I am in particular interested in Leibniz Monadology, but it is too vague (at least for me).

Question 3 Did Leibniz have this wrong belief?

Remark 1.  The concept of infinitesimal numbers is a less naive one. If you have an infinitesimal number $\epsilon$ then you can consider $\epsilon/2$ (why did not I think about this when I was 14...).
Remark 2.  I aware of NSA. But my question is strictly about real numbers (not hyperreal or whatever). I am not asking about people who wanted to formalize the concept.
 A: I do not know about points 2 and 3 but with respect to point 1:
You might be interested in the wikipedia-article about non-standard-analyis (NSA).
While this does not technically relate to mathematicians believing in a "smallest real number" (- I believe the giants lending us their shoulders to stand on were pretty smart, even in ancient greece... -) the concepts of NSA document that there has been a notion that $\varepsilon$-$\delta$-techniques are somewhat unsatisfactory and "true infinitesimals" should be formalized. So while likely not falling for the same mistake you are describing, mathematicians clearly have been puzzled by related problems.

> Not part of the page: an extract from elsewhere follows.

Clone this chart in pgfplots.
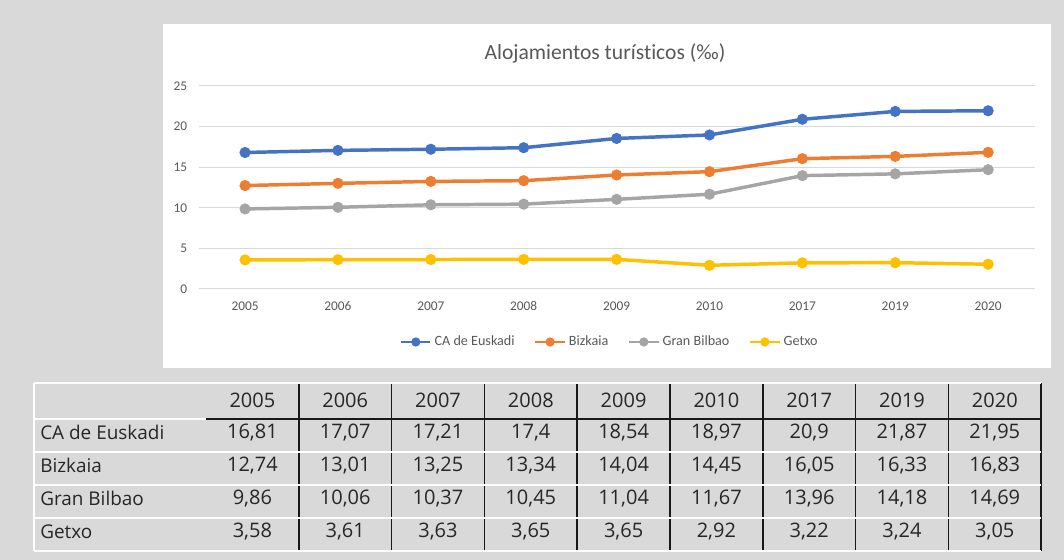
\documentclass[border=0pt]{standalone}
\usepackage{fontspec}
\setmainfont[Ligatures={NoCommon}]{Carlito}
\newfontfamily\tablefont{Open Sans}
\usepackage{pgfplots}
\pgfplotsset{compat=1.18}
\usepackage{pgfplotstable}
\definecolor{bg}{HTML}{D9D9D9}
\definecolor{cblue}{HTML}{4472C4}
\definecolor{corange}{HTML}{ED7D31}
\definecolor{cgray}{HTML}{A5A5A5}
\definecolor{cyellow}{HTML}{FFC000}
\definecolor{txt}{HTML}{595959}
\definecolor{gridc}{HTML}{D9D9D9}
\definecolor{tabtxt}{HTML}{262626}

\pgfplotstableread{
x ca bi gb ge
0 16.81 12.74 9.86 3.58
1 17.07 13.01 10.06 3.61
2 17.21 13.25 10.37 3.63
3 17.40 13.34 10.45 3.65
4 18.54 14.04 11.04 3.65
5 18.97 14.45 11.67 2.92
6 20.90 16.05 13.96 3.22
7 21.87 16.33 14.18 3.24
8 21.95 16.83 14.69 3.05
}\datatable

\begin{document}
\begin{tikzpicture}[x=1pt,y=1pt]
\fill[bg] (0,0) rectangle (798,420);
\fill[white] (122.25,144) rectangle (788.25,402);
\node[text=txt, font=\fontsize{16.2}{19}\selectfont] at (453.75,380) {Alojamientos turísticos (‰)};
\begin{axis}[
  at={(148.95pt,203.25pt)}, anchor=south west,
  scale only axis, width=627pt, height=152.25pt,
  xmin=-0.5, xmax=8.5, ymin=0, ymax=25,
  xtick={0,...,8}, xticklabels={2005,2006,2007,2008,2009,2010,2017,2019,2020},
  ytick={0,5,...,25},
  ymajorgrids, grid style={gridc, line width=0.75pt},
  axis line style={draw=none},
  major tick length=0pt,
  tick label style={font=\fontsize{10}{12}\selectfont, text=txt},
  /pgf/number format/assume math mode=true,
  xticklabel style={yshift=-6pt},
  yticklabel style={xshift=-5pt},
  legend columns=4,
  legend style={draw=none, fill=none, at={(0.492,-0.261)}, anchor=center,
    font=\fontsize{10.6}{12}\selectfont, text=txt,
    /tikz/every even column/.append style={column sep=12.5pt}},
  legend image code/.code={\draw[mark repeat=2,mark phase=2,line width=2.2pt,mark size=2.3pt] plot coordinates {(0pt,0pt) (11pt,0pt) (22pt,0pt)};},
  every axis plot/.append style={line width=2.6pt, mark=*, mark size=2.8pt},
  clip=false,
]
\addplot[cblue, mark options={fill=cblue}] table[x=x,y=ca]{\datatable};
\addlegendentry{CA de Euskadi}
\addplot[corange, mark options={fill=corange}] table[x=x,y=bi]{\datatable};
\addlegendentry{Bizkaia}
\addplot[cgray, mark options={fill=cgray}] table[x=x,y=gb]{\datatable};
\addlegendentry{Gran Bilbao}
\addplot[cyellow, mark options={fill=cyellow}] table[x=x,y=ge]{\datatable};
\addlegendentry{Getxo}
\end{axis}

% table
\foreach \i in {1,...,9} \draw[black!90, line width=1.1pt] ({154.5+69.6*\i},6.75) -- ({154.5+69.6*\i},132.75);
\draw[black!90, line width=1.1pt] (154.5,105.75) -- (780.9,105.75);
\draw[white, line width=1.5pt] (25.5,132.75) -- (780.9,132.75);
\draw[white, line width=1.5pt] (25.5,6.75) -- (780.9,6.75);
\draw[white, line width=1.5pt] (25.5,6.75) -- (25.5,132.75);
\draw[white, line width=1.5pt] (25.5,105.75) -- (154.5,105.75);
\foreach \yy in {81,56.25,31.5} \draw[white, line width=1.5pt] (25.5,\yy) -- (780.9,\yy);
\begin{scope}[every node/.style={text=tabtxt, font=\tablefont\fontsize{15}{17}\selectfont, inner sep=0pt}]
\foreach \v [count=\i] in {2005,2006,2007,2008,2009,2010,2017,2019,2020}
  \node at ({154.5+69.6*(\i-0.5)},120) {\v};
\begin{scope}[every node/.style={text=tabtxt, font=\tablefont\fontsize{14.2}{17}\selectfont, inner sep=0pt}]
\node[anchor=west] at (30,95.6) {CA de Euskadi};
\node[anchor=west] at (30,70.8) {Bizkaia};
\node[anchor=west] at (30,46.1) {Gran Bilbao};
\node[anchor=west] at (30,21.3) {Getxo};
\end{scope}
\foreach \v [count=\i] in {{16,81},{17,07},{17,21},{17,4},{18,54},{18,97},{20,9},{21,87},{21,95}}
  \node at ({154.5+69.6*(\i-0.5)},95.6) {\v};
\foreach \v [count=\i] in {{12,74},{13,01},{13,25},{13,34},{14,04},{14,45},{16,05},{16,33},{16,83}}
  \node at ({154.5+69.6*(\i-0.5)},70.8) {\v};
\foreach \v [count=\i] in {{9,86},{10,06},{10,37},{10,45},{11,04},{11,67},{13,96},{14,18},{14,69}}
  \node at ({154.5+69.6*(\i-0.5)},46.1) {\v};
\foreach \v [count=\i] in {{3,58},{3,61},{3,63},{3,65},{3,65},{2,92},{3,22},{3,24},{3,05}}
  \node at ({154.5+69.6*(\i-0.5)},21.3) {\v};
\end{scope}
\end{tikzpicture}
\end{document}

A: Within Nelson's Internal Set Theory, you can work within the real number line itself.  Here you would choose a fixed nonstandard $\epsilon>0$ and work with a grid of numbers between $-H$ and $H$ where $H=\frac{1}{\epsilon}$.  This is enough to do most of calculus, including derivatives and integrals, as well as most of probability theory; see Radically Elementary Probability Theory.  This setting provides a satisfactory formalisation for the idea of a "smallest real number", namely $\epsilon$.